Goal of the exercise: Look through the listing and locate every line containing the word "chart"; copy those lines.

Source records:
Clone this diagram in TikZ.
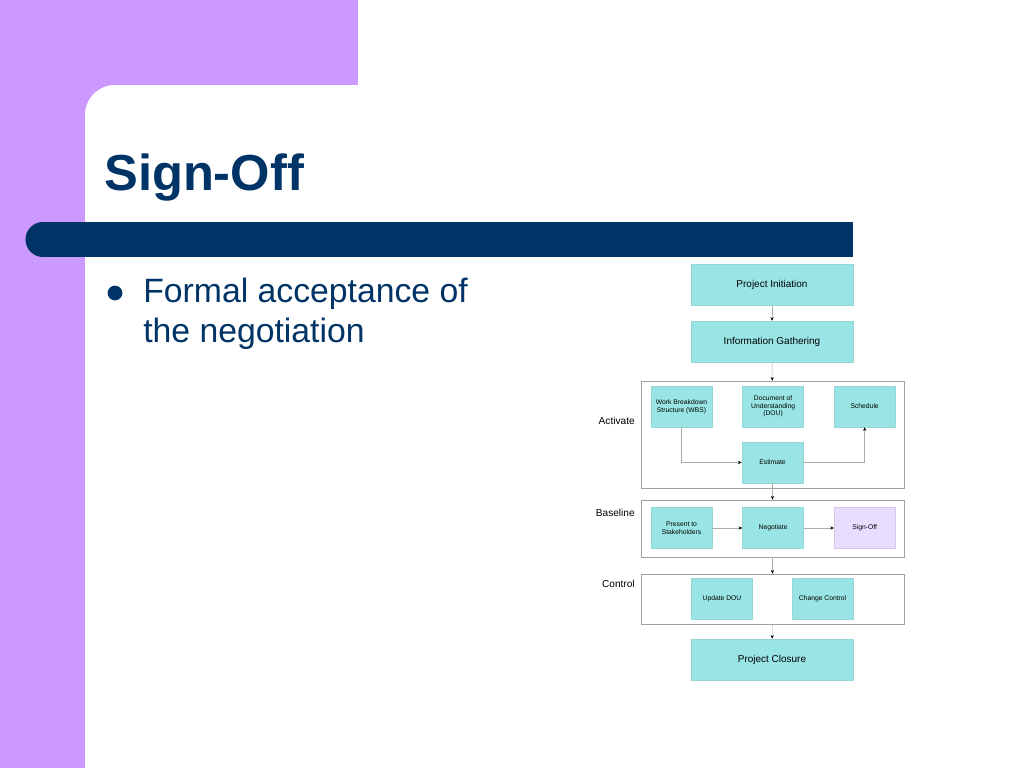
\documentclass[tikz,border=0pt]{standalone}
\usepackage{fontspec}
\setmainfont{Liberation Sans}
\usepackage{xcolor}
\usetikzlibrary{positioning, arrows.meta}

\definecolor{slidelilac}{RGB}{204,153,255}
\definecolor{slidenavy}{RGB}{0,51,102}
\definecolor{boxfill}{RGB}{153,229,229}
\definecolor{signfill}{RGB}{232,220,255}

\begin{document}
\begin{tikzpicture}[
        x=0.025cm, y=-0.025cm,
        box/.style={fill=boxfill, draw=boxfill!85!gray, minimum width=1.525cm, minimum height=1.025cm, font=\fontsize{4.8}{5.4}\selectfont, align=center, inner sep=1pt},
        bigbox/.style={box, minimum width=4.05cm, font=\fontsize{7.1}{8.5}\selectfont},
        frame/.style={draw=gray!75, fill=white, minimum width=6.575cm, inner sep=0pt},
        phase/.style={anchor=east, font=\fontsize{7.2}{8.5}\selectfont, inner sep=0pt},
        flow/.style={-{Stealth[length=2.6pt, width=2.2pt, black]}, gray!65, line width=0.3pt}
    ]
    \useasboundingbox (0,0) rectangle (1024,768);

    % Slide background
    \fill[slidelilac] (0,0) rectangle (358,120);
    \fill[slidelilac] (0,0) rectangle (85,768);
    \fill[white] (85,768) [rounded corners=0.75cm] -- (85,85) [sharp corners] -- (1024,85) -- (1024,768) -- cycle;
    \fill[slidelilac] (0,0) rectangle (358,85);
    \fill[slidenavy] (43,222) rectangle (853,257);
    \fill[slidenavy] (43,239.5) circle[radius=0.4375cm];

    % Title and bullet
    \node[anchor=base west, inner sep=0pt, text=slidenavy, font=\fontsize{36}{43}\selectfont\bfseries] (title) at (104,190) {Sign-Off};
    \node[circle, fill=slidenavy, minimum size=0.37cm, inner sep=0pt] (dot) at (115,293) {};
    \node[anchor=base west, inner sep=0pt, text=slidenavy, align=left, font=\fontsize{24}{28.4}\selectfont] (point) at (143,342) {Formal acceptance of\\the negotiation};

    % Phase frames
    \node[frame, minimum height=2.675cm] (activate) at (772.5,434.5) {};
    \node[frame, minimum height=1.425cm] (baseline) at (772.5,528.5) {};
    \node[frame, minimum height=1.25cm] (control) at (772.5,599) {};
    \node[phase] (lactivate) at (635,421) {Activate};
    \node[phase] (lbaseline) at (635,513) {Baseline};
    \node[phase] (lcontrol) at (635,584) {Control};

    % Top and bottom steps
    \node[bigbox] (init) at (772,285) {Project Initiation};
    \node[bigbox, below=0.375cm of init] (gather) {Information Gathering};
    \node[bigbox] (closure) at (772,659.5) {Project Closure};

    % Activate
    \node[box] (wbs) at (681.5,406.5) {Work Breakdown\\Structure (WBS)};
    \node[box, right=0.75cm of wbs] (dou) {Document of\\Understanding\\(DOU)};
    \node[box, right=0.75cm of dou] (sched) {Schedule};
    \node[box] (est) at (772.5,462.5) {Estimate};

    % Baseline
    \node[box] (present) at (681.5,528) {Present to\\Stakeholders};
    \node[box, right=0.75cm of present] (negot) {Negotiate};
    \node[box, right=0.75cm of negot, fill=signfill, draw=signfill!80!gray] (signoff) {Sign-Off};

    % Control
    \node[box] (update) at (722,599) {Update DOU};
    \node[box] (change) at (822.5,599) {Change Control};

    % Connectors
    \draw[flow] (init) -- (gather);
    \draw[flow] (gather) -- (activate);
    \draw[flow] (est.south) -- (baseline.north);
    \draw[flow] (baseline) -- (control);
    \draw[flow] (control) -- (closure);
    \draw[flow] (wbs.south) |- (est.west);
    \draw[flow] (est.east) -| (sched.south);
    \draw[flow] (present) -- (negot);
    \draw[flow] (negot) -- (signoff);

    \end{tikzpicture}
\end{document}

---

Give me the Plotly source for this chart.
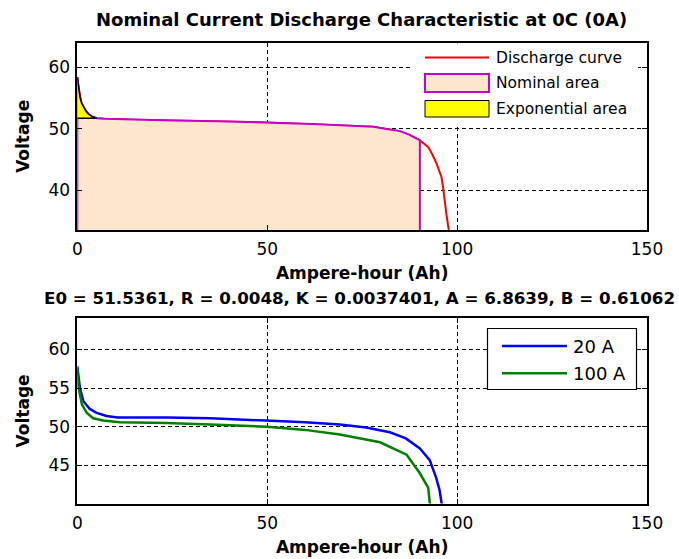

--

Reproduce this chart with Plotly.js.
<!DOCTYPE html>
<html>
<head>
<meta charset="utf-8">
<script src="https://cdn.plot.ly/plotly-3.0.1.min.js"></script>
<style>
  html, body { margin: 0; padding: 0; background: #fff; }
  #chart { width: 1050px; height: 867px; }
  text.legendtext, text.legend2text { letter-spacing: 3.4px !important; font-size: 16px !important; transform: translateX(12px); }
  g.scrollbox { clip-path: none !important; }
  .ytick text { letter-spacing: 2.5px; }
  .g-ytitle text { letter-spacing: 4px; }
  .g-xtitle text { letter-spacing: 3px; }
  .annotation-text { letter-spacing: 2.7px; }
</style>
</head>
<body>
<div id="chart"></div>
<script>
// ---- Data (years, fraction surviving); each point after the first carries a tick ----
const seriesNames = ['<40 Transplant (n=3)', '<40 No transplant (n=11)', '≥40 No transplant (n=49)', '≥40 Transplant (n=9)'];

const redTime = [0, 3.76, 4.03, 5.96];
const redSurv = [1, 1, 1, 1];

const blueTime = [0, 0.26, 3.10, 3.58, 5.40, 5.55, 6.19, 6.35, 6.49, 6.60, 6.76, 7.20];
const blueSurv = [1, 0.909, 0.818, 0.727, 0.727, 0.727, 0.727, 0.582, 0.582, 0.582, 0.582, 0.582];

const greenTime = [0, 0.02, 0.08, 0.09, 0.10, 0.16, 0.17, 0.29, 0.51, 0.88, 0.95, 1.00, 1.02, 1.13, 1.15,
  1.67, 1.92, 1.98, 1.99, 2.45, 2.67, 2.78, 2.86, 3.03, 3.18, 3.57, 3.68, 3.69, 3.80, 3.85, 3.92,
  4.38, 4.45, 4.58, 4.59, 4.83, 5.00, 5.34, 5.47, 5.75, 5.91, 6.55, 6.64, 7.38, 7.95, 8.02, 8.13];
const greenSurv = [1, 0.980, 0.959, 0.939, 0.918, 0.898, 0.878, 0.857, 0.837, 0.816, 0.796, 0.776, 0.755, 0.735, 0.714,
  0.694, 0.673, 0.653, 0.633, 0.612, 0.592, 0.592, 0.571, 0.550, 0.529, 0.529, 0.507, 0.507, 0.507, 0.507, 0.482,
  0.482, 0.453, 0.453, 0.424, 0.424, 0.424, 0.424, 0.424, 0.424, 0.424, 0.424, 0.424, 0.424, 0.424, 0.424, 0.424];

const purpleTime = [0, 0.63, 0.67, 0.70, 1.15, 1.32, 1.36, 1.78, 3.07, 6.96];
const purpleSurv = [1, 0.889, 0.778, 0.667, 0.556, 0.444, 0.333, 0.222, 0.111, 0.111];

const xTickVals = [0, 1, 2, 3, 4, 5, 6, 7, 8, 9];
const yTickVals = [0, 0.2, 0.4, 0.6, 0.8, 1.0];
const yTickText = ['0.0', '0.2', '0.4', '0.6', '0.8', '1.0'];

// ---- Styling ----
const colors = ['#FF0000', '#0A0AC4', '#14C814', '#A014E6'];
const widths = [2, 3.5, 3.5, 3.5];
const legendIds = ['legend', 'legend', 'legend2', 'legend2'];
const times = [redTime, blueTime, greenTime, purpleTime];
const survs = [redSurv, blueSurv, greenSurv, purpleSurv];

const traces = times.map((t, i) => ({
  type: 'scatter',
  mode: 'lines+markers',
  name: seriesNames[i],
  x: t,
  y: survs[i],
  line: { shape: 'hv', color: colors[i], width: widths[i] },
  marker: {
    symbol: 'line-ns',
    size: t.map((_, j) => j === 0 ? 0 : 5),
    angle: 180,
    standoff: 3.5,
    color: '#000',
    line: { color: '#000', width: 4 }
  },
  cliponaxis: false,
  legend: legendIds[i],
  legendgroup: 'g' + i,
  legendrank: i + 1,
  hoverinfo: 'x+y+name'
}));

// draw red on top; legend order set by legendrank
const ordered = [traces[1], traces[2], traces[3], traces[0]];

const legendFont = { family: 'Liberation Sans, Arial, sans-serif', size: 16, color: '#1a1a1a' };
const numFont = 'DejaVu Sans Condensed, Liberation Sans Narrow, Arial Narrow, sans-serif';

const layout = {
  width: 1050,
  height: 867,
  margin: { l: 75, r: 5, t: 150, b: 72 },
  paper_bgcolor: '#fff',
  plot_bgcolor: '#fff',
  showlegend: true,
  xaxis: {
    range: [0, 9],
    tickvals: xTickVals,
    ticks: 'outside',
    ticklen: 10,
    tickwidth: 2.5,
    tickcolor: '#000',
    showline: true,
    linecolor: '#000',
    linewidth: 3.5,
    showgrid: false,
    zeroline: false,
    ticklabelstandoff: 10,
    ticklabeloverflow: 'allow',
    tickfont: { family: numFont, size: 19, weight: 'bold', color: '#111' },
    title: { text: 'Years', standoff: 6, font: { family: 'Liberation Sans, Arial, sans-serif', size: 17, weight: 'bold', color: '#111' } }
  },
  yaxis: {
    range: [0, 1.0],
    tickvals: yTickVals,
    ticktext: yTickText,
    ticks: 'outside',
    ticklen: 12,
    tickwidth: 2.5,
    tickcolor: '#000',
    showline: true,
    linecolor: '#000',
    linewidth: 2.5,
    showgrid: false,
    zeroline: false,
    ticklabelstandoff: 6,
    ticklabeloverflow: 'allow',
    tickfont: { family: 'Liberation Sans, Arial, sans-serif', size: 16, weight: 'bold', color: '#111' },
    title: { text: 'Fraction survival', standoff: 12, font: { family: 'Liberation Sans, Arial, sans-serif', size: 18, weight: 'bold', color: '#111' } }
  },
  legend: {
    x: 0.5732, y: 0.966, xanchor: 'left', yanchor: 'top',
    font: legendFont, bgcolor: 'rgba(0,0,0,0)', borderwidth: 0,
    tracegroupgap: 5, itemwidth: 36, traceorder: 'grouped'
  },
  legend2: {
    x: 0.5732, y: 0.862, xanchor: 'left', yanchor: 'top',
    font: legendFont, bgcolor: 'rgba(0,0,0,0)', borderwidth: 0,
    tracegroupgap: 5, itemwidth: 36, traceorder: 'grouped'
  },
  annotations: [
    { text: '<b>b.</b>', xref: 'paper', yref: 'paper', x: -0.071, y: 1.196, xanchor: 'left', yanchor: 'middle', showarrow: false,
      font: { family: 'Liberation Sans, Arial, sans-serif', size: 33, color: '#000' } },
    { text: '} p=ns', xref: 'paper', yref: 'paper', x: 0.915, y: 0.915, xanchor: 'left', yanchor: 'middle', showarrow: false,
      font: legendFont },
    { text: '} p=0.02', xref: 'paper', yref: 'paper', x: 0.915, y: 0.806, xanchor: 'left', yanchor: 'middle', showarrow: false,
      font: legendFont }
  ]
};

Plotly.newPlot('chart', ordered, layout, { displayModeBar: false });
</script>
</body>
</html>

Final answer:
Give me the Plotly source for this chart.
Reproduce this chart with Plotly.js.
  #chart { width: 1050px; height: 867px; }
<div id="chart"></div>
Plotly.newPlot('chart', ordered, layout, { displayModeBar: false });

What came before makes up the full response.